Sometimes we experience what we consider to be a great moment in parenting.

Have you had one recently?

You might have felt it after designing the ultimate family getaway on a shoestring budget.

Perhaps you redeemed a gloomy, rainy night by bringing home a pizza and all the ingredients for banana splits.

Maybe you organized a neighborhood water balloon fight that ended with letting the kids bomb you (and other parents) from every direction.

In these moments, our kids turn toward us with a look that says, “Seriously, that rocked.”

You may feel God’s hands all over the situation, working through you.

Of course, sometimes we experience what we consider to be a not-so-great moment in parenting.

We’ll get snippy with our kids, or attempt to say something productive yet end up speaking criticism. We'll ache, knowing that we knew better but let negativity happen anyway.

In these moments, our kids turn away from us with a look that says, “Seriously, that hurt.”

You may doubt God’s hands are all over the situation, yet he is working through you beyond yourself.

Our imperfections don’t define us anymore than our successes do.

What does define us is God in us, which is perhaps best seen when we show up each day in humility before our kids and give them our best.

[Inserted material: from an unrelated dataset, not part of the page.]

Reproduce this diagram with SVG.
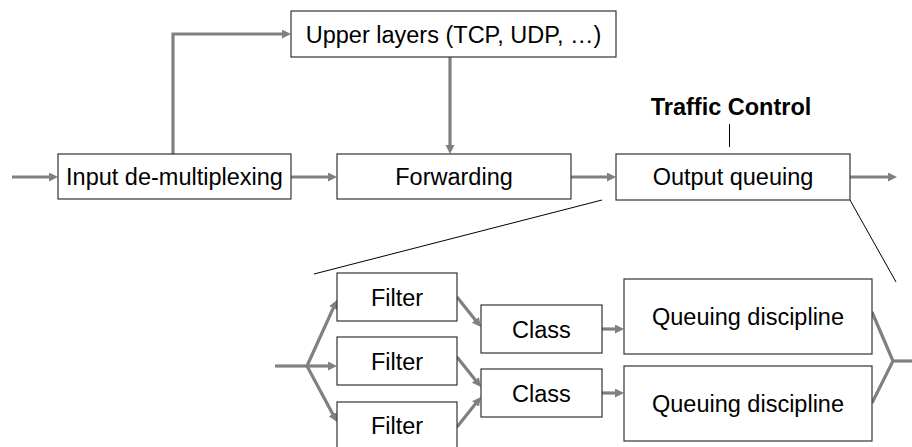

It's you playing games even when you're tired, assembling puzzles even when they're missing pieces, or sharing words of wisdom even when you feel tongue-tied.

It's you letting your mess become God's best.

Here are 3 ways to not take yourself too seriously as a parent:

  • Burst forth: Each of us can only give so many "best bursts" of energy in one day - perhaps 3 to 5 bursts, based on the person. Our family generally needs one of those bursts every day, but there are times that we need to give an additional specific burst to one kid more than another, along with our marriage (date night, anyone?). We try to give the amount that's right, and not just what's left.
  • Tell the whole truth: Confessing is truth-telling, from what we've done wrong to what we've done right. We're tempted to omit details doing both, but our kids will feel the humble difference when we give them the whole truth. It's one thing to say, "Remember that I was the one who taught you how to do that” versus, "I'm so thankful I got to teach you that. Let me tell you about who taught me when I didn't know how to do it." If they can see your life as a work-in-progress, they'll understand their life to be a work-in-progress.
  • Make a fool of yourself: Let's always remember that parents who laugh too loud cause their kids to laugh; parents who hug their kids in public teach those kids to one day hug their future family in public; parents who sing off key give their kids permission to sing at all. Dance with no rhythm. Dunk a basketball on a small hoop and do a slow-motion victory lap. Keep them wondering what you're going to do next, and you'll humbly keep wonder alive.